Energy Infrastructure and Security

Alex Farrell
UC Berkeley

Slides

Abstract
Concerns about how to safeguard key infrastructures (energy, communications, banking, roads, etc.) from deliberate attack are longstanding, but over the last decade increasing emphasis has been placed on the possible impacts of terrorism. Activities to address these concerns are sometimes called Critical Infrastructure Protection (CIP), which is somewhat different from the longstanding concept of ‘energy security,’ which focuses on politically- and economically motivated supply interruptions. Energy infrastructures differ somewhat in their principal security concerns. Electricity systems are among the most difficult of infrastructures to safeguard because of the infeasibility of storage, their complexity and the potential for cascading failures. Parts of the oil and gas infrastructures are among the most concentrated in the world, especially production and refining. Nuclear infrastructures pose risks that are uniquely global and dreaded by the public. This review discusses how energy infrastructure and security are related, how it differs from most traditional energy security terms, and what it may mean for private and policy decisions.

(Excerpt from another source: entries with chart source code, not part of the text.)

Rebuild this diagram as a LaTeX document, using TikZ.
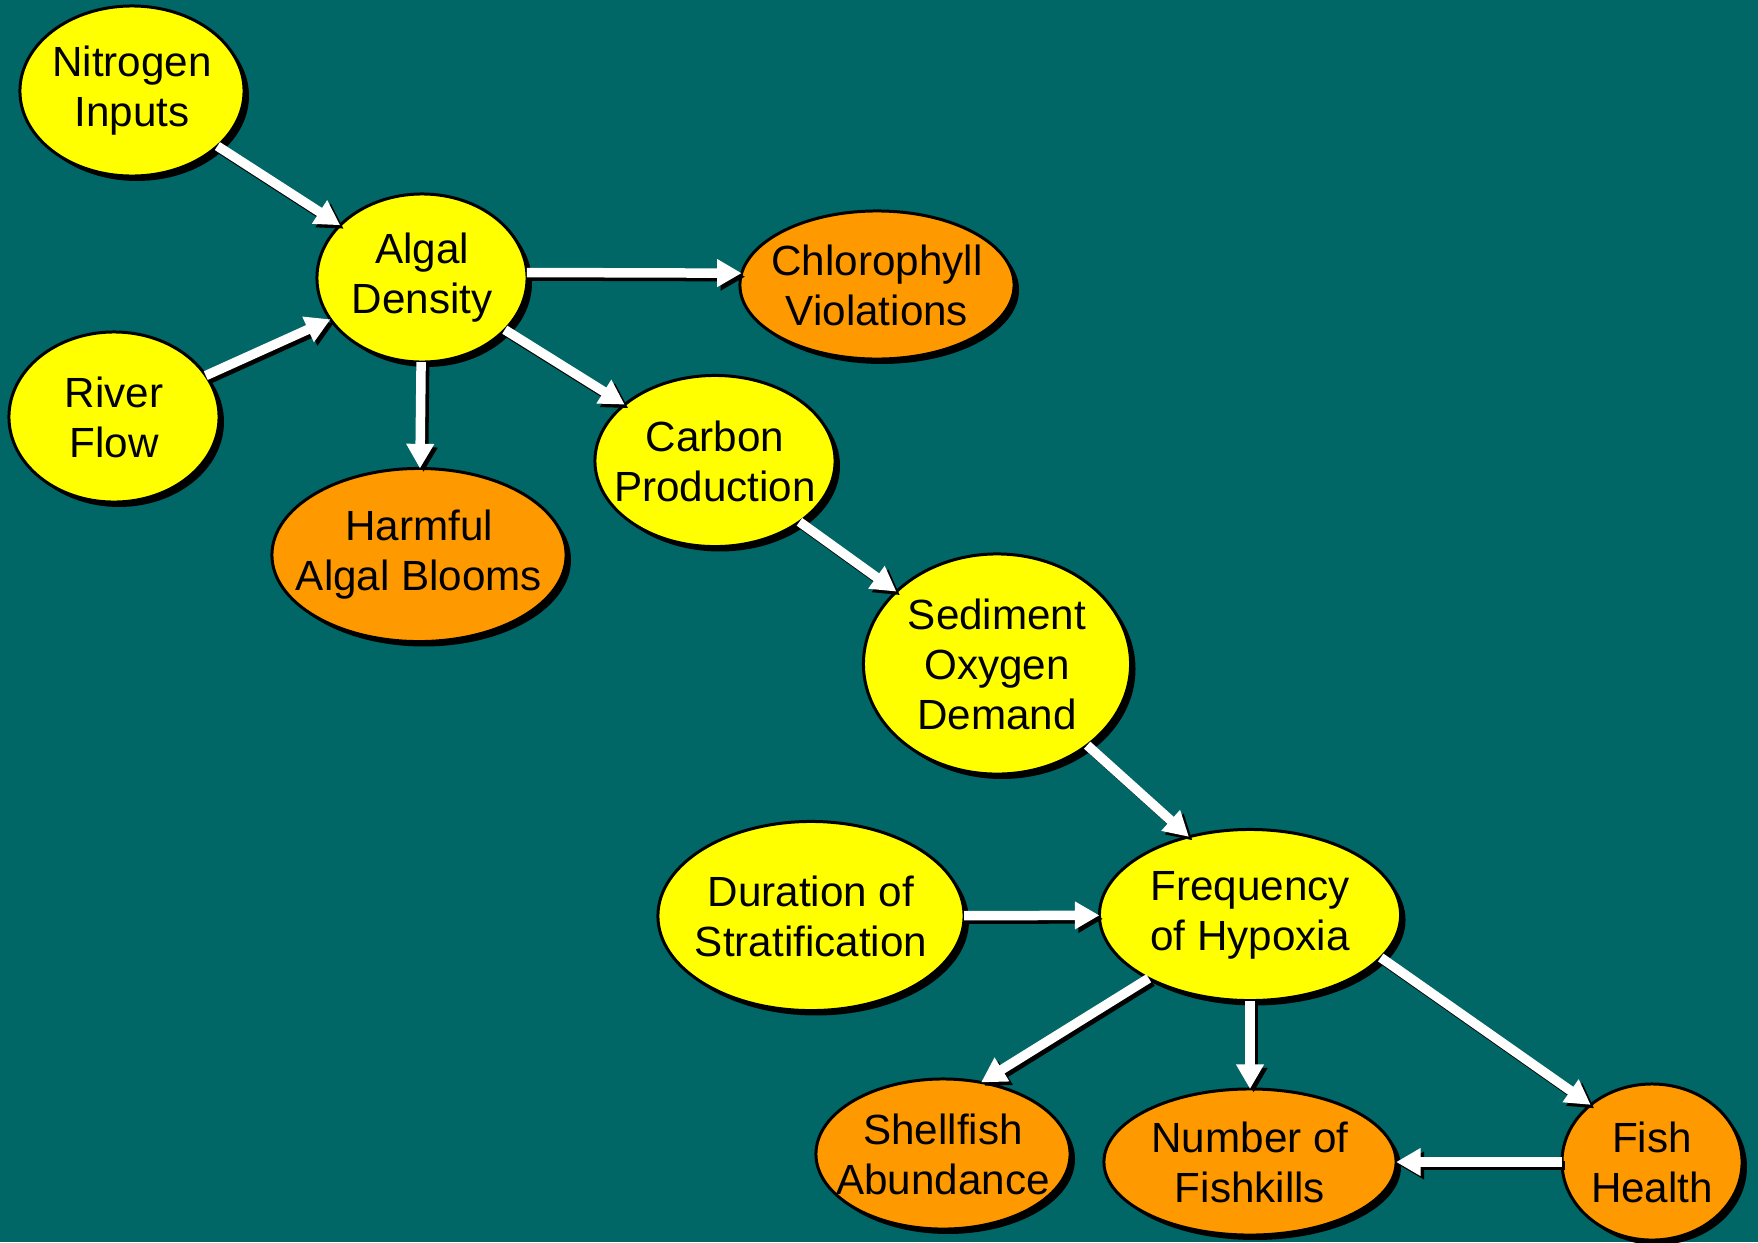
\documentclass[tikz,border=0pt]{standalone}
\usepackage{fontspec}
\setmainfont{Liberation Sans}
\usetikzlibrary{arrows.meta, shapes.geometric, shadows}
\definecolor{bgteal}{RGB}{0,102,102}
\definecolor{driver}{RGB}{255,255,0}
\definecolor{effect}{RGB}{255,153,0}

\tikzset{
  blob/.style={ellipse, draw=black, line width=0.85pt, inner xsep=-14pt, inner ysep=0pt, outer sep=0pt,
    align=center, font=\fontsize{12}{14.2}\selectfont,
    drop shadow={shadow xshift=1.4pt, shadow yshift=-1.4pt, fill=black, opacity=1}},
  cause/.style={blob, fill=driver},
  result/.style={blob, fill=effect},
  link/.style={white, line width=2.7pt, -{Triangle[length=7pt,width=7.5pt]}},
  linkshade/.style={link, black, transform canvas={shift={(1pt,-1pt)}}}
}

\begin{document}
\begin{tikzpicture}[x=0.01cm, y=-0.01cm]
  % background
  \fill[bgteal] (0,0) rectangle (1758,1242);
  \useasboundingbox (0,0) rectangle (1758,1242);

  % upper chain
  \node[cause, minimum width=2.24cm, minimum height=1.70cm] (nitro) at (132,91) {Nitrogen\\Inputs};
  \node[cause, minimum width=2.10cm, minimum height=1.68cm] (algal) at (422,278) {Algal\\Density};
  \node[cause, minimum width=2.10cm, minimum height=1.70cm] (river) at (114,417) {River\\Flow};
  \node[result, minimum width=2.74cm, minimum height=1.48cm] (chloro) at (877,285) {Chlorophyll\\Violations};
  \node[result, minimum width=2.94cm, minimum height=1.73cm] (harmful) at (419,555) {Harmful\\Algal Blooms};
  \node[cause, minimum width=2.40cm, minimum height=1.71cm] (carbon) at (715,461) {Carbon\\Production};
  \node[cause, minimum width=2.67cm, minimum height=2.20cm] (sediment) at (997,664) {Sediment\\Oxygen\\Demand};

  % lower chain
  \node[cause, minimum width=3.06cm, minimum height=1.89cm] (duration) at (811,916) {Duration of\\Stratification};
  \node[cause, minimum width=3.01cm, minimum height=1.71cm] (hypoxia) at (1250,915) {Frequency\\of Hypoxia};
  \node[result, minimum width=2.54cm, minimum height=1.50cm] (shellfish) at (943,1154) {Shellfish\\Abundance};
  \node[result, minimum width=2.92cm, minimum height=1.46cm] (fishkills) at (1250,1162) {Number of\\Fishkills};
  \node[result, minimum width=1.80cm, minimum height=1.56cm] (fish) at (1652,1162) {Fish\\Health};

  % arrows
  \foreach \a/\b in {nitro/algal, river/algal, algal.3/chloro.175, algal/harmful, algal/carbon,
      carbon/sediment, sediment/hypoxia.128, duration/hypoxia, hypoxia.212/shellfish.62,
      hypoxia.-90/fishkills, hypoxia.-18/fish.137, fish/fishkills} {
    \draw[linkshade] (\a) -- (\b);
    \draw[link] (\a) -- (\b);
  }
\end{tikzpicture}
\end{document}
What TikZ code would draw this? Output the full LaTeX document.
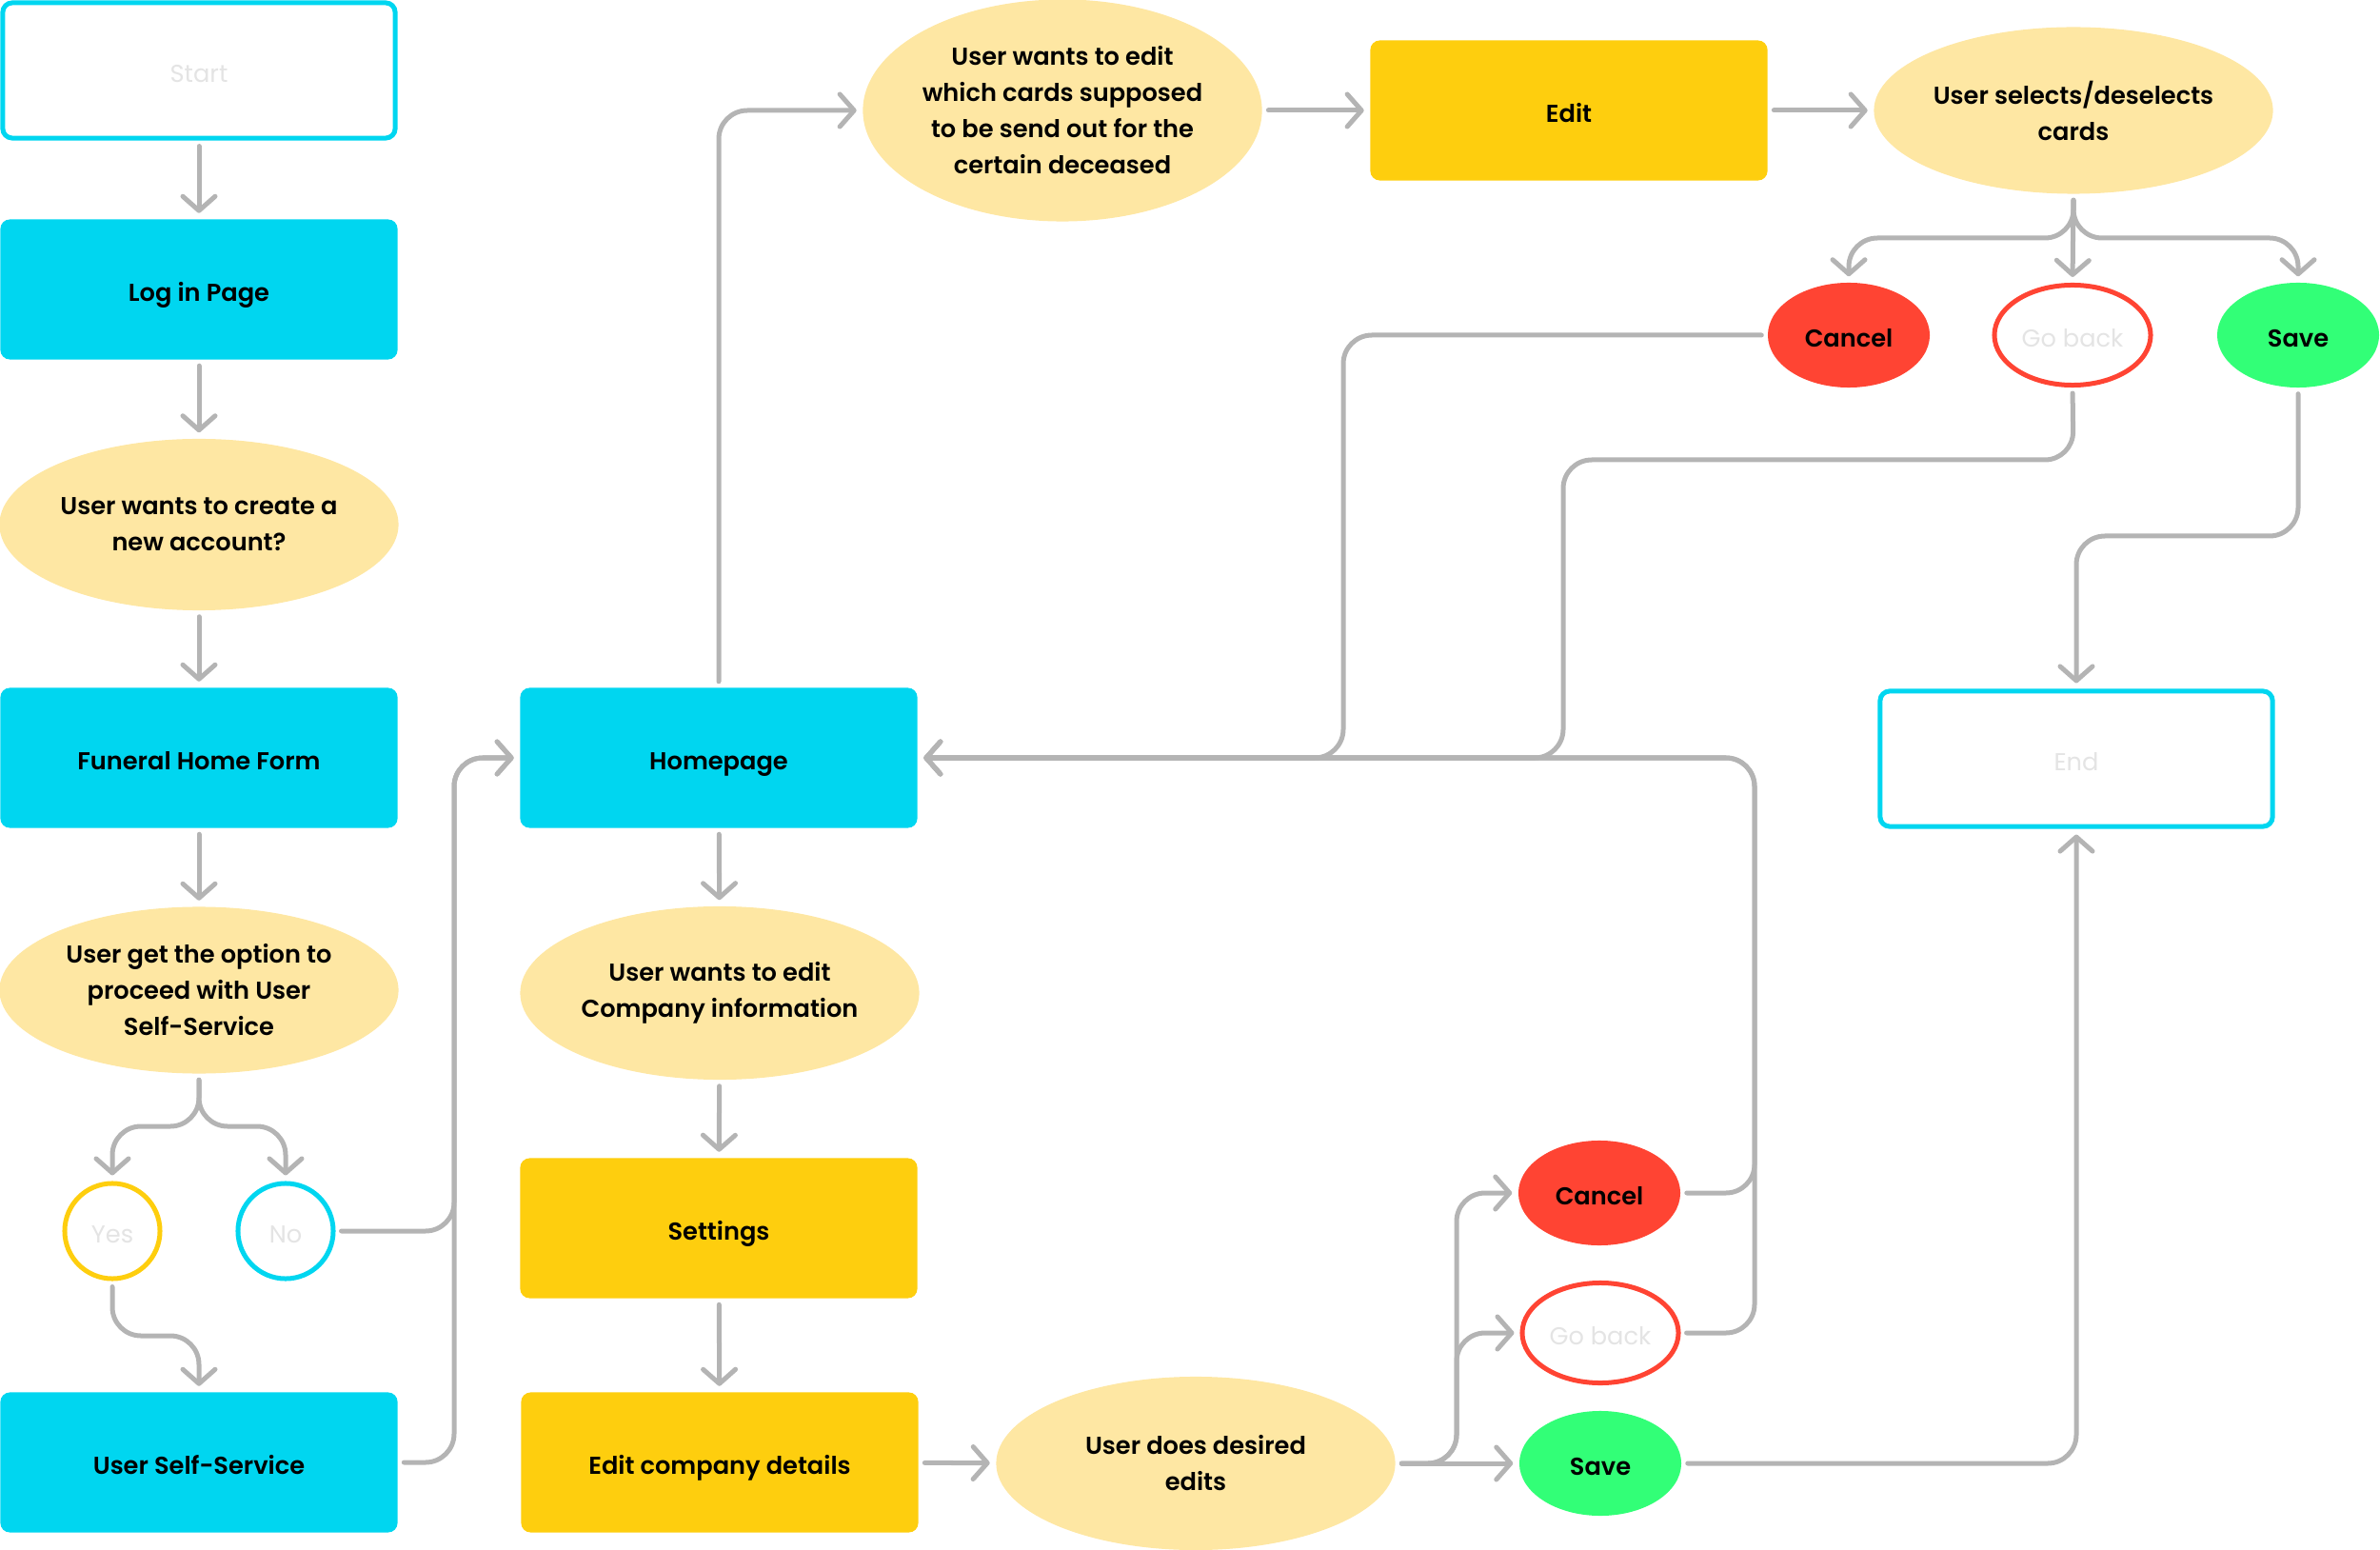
\documentclass[tikz,border=0pt]{standalone}
\usepackage{fontspec}
\setmainfont{Poppins}[BoldFont={Poppins SemiBold}]
\usetikzlibrary{arrows.meta, shapes.geometric}
\definecolor{fcyan}{RGB}{0,214,240}
\definecolor{fgold}{RGB}{254,206,14}
\definecolor{fpale}{RGB}{254,231,163}
\definecolor{fred}{RGB}{255,68,51}
\definecolor{fgreen}{RGB}{50,255,119}
\definecolor{fline}{RGB}{180,180,180}
\definecolor{fghost}{RGB}{228,228,228}

\begin{document}
\begin{tikzpicture}[x=0.01cm, y=-0.01cm,
  every node/.style={font=\fontsize{7.3}{10.8}\selectfont\bfseries, align=center, inner sep=0pt},
  oneline/.style={text height=0.72em, text depth=0pt},
  bluebox/.style={oneline, fill=fcyan, rounded corners=0.1cm, minimum width=4.17cm, minimum height=1.47cm},
  goldbox/.style={oneline, fill=fgold, rounded corners=0.1cm, minimum width=4.17cm, minimum height=1.47cm},
  framebox/.style={oneline, draw=fcyan, line width=0.05cm, fill=white, rounded corners=0.1cm,
                   minimum width=4.12cm, minimum height=1.42cm, text=fghost, font=\fontsize{7.3}{10.8}\selectfont},
  bubble/.style={ellipse, fill=fpale, minimum width=4.19cm, minimum height=1.8cm},
  choice/.style={oneline, circle, draw, line width=0.05cm, fill=white, minimum size=1.0cm,
                 text=fghost, font=\fontsize{7.3}{10.8}\selectfont},
  pill/.style={oneline, ellipse, minimum width=1.7cm, minimum height=1.1cm},
  conn/.style={draw=fline, line width=0.05cm, line cap=round, rounded corners=0.3cm,
               -{Straight Barb[length=0.15cm, width=0.34cm, round]},
               shorten >=0.06cm, shorten <=0.06cm},
]
\useasboundingbox (0,0) rectangle (2500,1628);

\node[framebox] (start) at (209,74) {Start};
\node[bluebox] (login) at (209,304) {Log in Page};
\node[bubble] (newacct) at (209,551) {User wants to create a\\new account?};
\node[bluebox] (funeral) at (209,796) {Funeral Home Form};
\node[bubble, minimum height=1.75cm] (option) at (209,1040) {User get the option to\\proceed with User\\Self-Service};
\node[choice, draw=fgold] (yes) at (118,1293) {Yes};
\node[choice, draw=fcyan] (no) at (300,1293) {No};
\node[bluebox] (selfserv) at (209,1536) {User Self-Service};

\node[bluebox] (home) at (755,796) {Homepage};
\node[bubble, minimum height=1.82cm] (company) at (756,1043) {User wants to edit\\Company information};
\node[goldbox] (settings) at (755,1290) {Settings};
\node[goldbox] (editco) at (756,1536) {Edit company details};
\node[bubble, minimum height=1.82cm] (edits) at (1256,1537) {User does desired\\edits};
\node[pill, fill=fred] (cancelb) at (1680,1253) {Cancel};
\node[pill, draw=fred, line width=0.05cm, fill=white, text=fghost,
      font=\fontsize{7.3}{10.8}\selectfont, minimum width=1.64cm, minimum height=1.05cm] (gobackb) at (1681,1400) {Go back};
\node[pill, fill=fgreen] (saveb) at (1681,1537) {Save};

\node[bubble, minimum height=2.33cm] (cards) at (1116,116) {User wants to edit\\which cards supposed\\to be send out for the\\certain deceased};
\node[goldbox] (edit) at (1648,116) {Edit};
\node[bubble, minimum height=1.75cm] (select) at (2178,116) {User selects/deselects\\cards};
\node[pill, fill=fred] (cancelt) at (1942,352) {Cancel};
\node[pill, draw=fred, line width=0.05cm, fill=white, text=fghost,
      font=\fontsize{7.3}{10.8}\selectfont, minimum width=1.64cm, minimum height=1.05cm] (gobackt) at (2177,352) {Go back};
\node[pill, fill=fgreen] (savet) at (2414,352) {Save};
\node[framebox] (finish) at (2181,797) {End};

\draw[conn] (start) -- (login);
\draw[conn] (login) -- (newacct);
\draw[conn] (newacct) -- (funeral);
\draw[conn] (funeral) -- (option);
\draw[conn] (option.south) -- (209,1183) -| (yes.north);
\draw[conn] (option.south) -- (209,1183) -| (no.north);
\draw[conn] (yes.south) -- (118,1403) -| (selfserv.north);
\draw[conn] (no.east) -- (477,1293) |- (home.west);
\draw[conn] (selfserv.east) -- (477,1536) |- (home.west);

\draw[conn] (home.north) |- (cards.west);
\draw[conn] (cards) -- (edit);
\draw[conn] (edit) -- (select);
\draw[conn] (select.south) -- (2178,250) -| (cancelt.north);
\draw[conn] (select.south) -- (gobackt.north);
\draw[conn] (select.south) -- (2178,250) -| (savet.north);
\draw[conn] (cancelt.west) -- (1411,352) |- (home.east);
\draw[conn] (gobackt.south) -- (2178,483) -- (1642,483) |- (home.east);
\draw[conn] (savet.south) -- (2414,563) -- (2181,563) -- (finish.north);

\draw[conn] (home) -- (company);
\draw[conn] (company) -- (settings);
\draw[conn] (settings) -- (editco);
\draw[conn] (editco) -- (edits);
\draw[conn] (edits.east) -- (saveb.west);
\draw[conn] (edits.east) -- (1530,1537) |- (gobackb.west);
\draw[conn] (edits.east) -- (1530,1537) |- (cancelb.west);
\draw[conn] (cancelb.east) -- (1843,1253) |- (home.east);
\draw[conn] (gobackb.east) -- (1843,1400) |- (home.east);
\draw[conn] (saveb.east) -| (finish.south);
\end{tikzpicture}
\end{document}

Key concepts include redundancy, diversity, resilience (or security), storage, decentralization, and interdependence. The concept of CIP is still relatively new and is likely to evolve over time, possibly away from a ‘guards, gates, and guns’ defensive approach and towards a design approach that yields systems that are inherently harder to successfully attack. Such survivable systems may feature distributed intelligence, control, and operations.